Vero è che chi vive nello stesso luogo del protagonista, una baracca di un cantiere in disuso nella periferia parigina e in cui, tempo prima, si stavano avviando i lavori per una biblioteca, fornisce la rappresentazione di un margine anarchico ben più diffuso di un probabile delirio privato. In questo luogo dimenticato infatti ci sono altri e altre che non conoscono imposizioni, dal mercato come dalla logica, e conducono vite dissidenti, – potremmo aggiungere da personaggi letterari – e che hanno in mente imprese desuete di sovvertimento della realtà. In seguito allo sgombero che la polizia stabilisce di predisporre una mattina qualunque, le casette in cui dimora la piccola comunità vengono rase al suolo.

Gli spazi occupati e di invenzione, come nelle migliori delle tradizioni, vengono spazzati via per il ripristino di un non ben precisato ordine urbano e sociale. Nel romanzo, il passaggio dello sgombero è veloce ma fulminante non solo perché ha tangenze con il presente ma perché è l’intenzione premeditata di interrompere un lavoro che dura da tempo. In questo caso quello della rimpagliatrice Stempf che, mentre prepara la tela con cui ripara le sedie della comunità, racconta l’ennesima storia a voce alta. Sono fiabe in cui alla grammatica della fantasia si affianca la consapevolezza che le cose e i luoghi devono essere riempiti di memorie. E che la capacità di delocalizzarne le radici spesso è nelle mani di donne che ingegnano i propri corpi per opporsi alla violenza di lingue tristi e desolanti. Il piccolo gruppo chiede allora ospitalità a Méline, fidanzata del protagonista e l’unica che ha prestato attenzione al proposito del suo amato. Il suo appartamento è grande e spazioso e la sua camera potrebbe accogliere tutti i clandestini.

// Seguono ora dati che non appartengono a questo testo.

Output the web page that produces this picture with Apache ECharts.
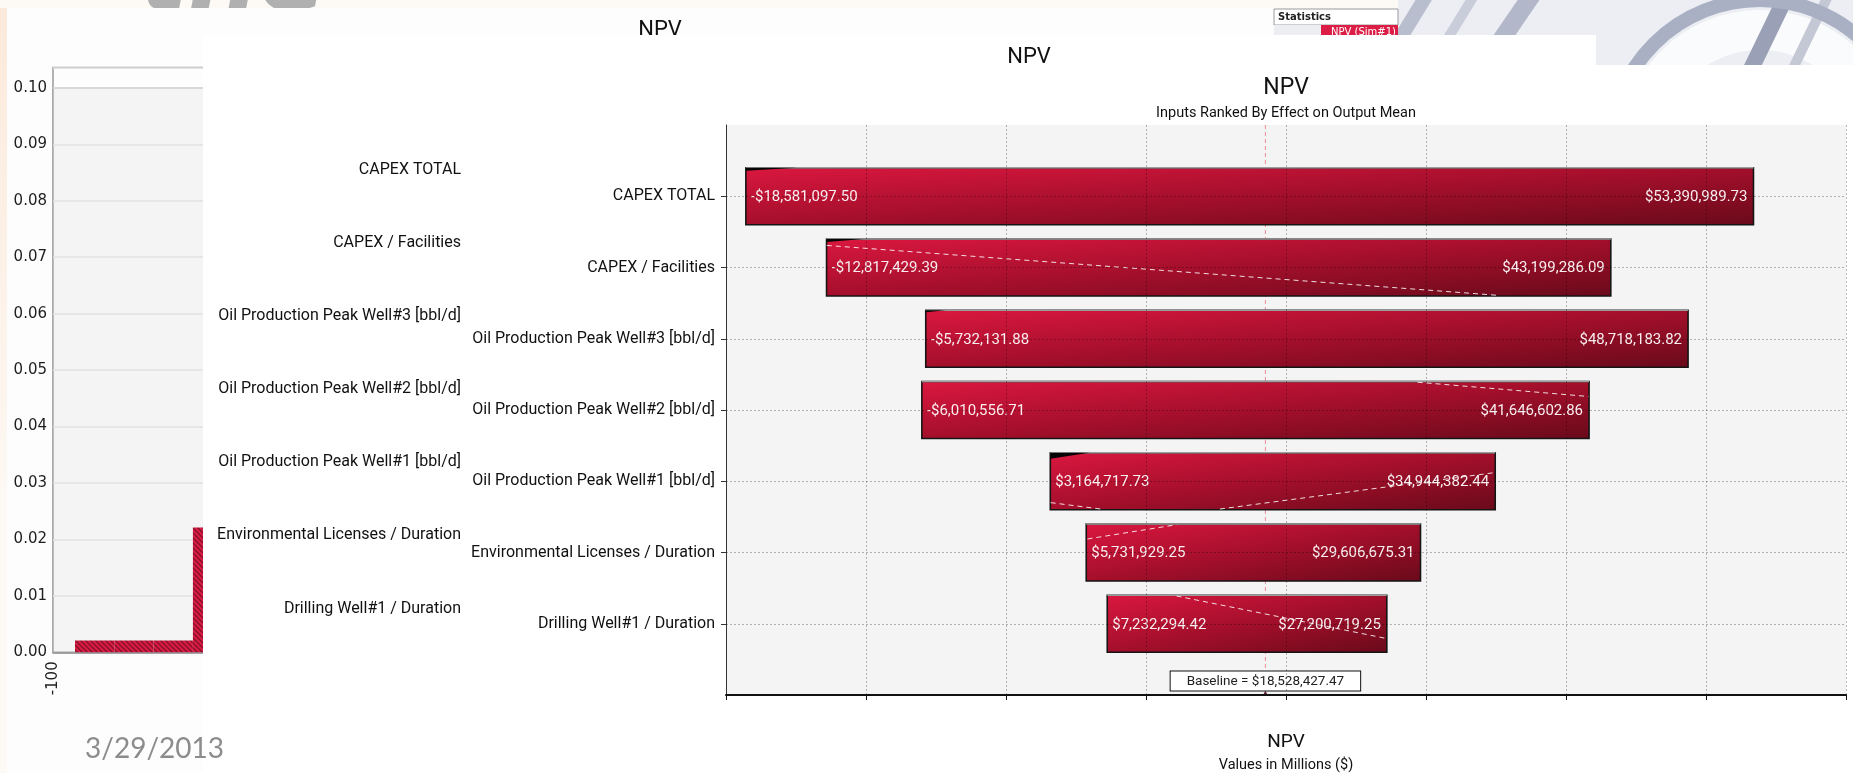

Prima uno e poi l’altro, si capovolgono tutti – tranne Méline che invece continua a vivere sul suolo, altrettanto calpestabile – per andare a stare sul soffitto, ci camminano sopra e cominciano a guardare le cose da un’altra prospettiva. Lassù ci sarà finalmente uno spazio per la quiete? Salvi dagli occhi inquisitori di chi vorrebbe escluderli e punirli per la propria difformità? «Sul soffitto, avevamo le mani libere, eravamo un po’ alle strette probabilmente, ma almeno potevamo fare qualche passo senza urtarci. Superficie bianca, immacolata come la neve nella sua nuvola, e priva della minima asperità, senza buchi né gibbosità, perfettamente piatta». Lo spazio liscio – di chiara allusione deleuziana – tocca qui l’essere imprendibili, fuori portata. Si ridisegnano scenari, si sceglie un movimento ascensionale che se ne infischi della gravità e della forza centrifuga e che reinventi un’altra pesantezza dei corpi. Che si sobbarchi di mostrare come tutto, infine, sia plausibile se proposto dalla letteratura e dalle sue metafore viventi e quindi politiche. Il cielo della camera scelto dal gruppo di amici non ricorda infatti scenari metafisici bensì di rifiuto, paradossali, in una parola «patafisici» – come descritti da Jarry.

Se Chevillard si diverte sommamente a portare l’assurdo al limite linguistico e concettuale, è proprio la patafisica, «scienza delle soluzioni immaginarie», a governare il resto. Le sue uniche leggi sono quelle dell’eccezione, dove tutto è fuori misura e dove la rivolta è impossibile solo quando non si riesce a pensare. E a nominare, anche nella sua impraticabilità. Almeno così vuole farci intendere Éric Chevillard.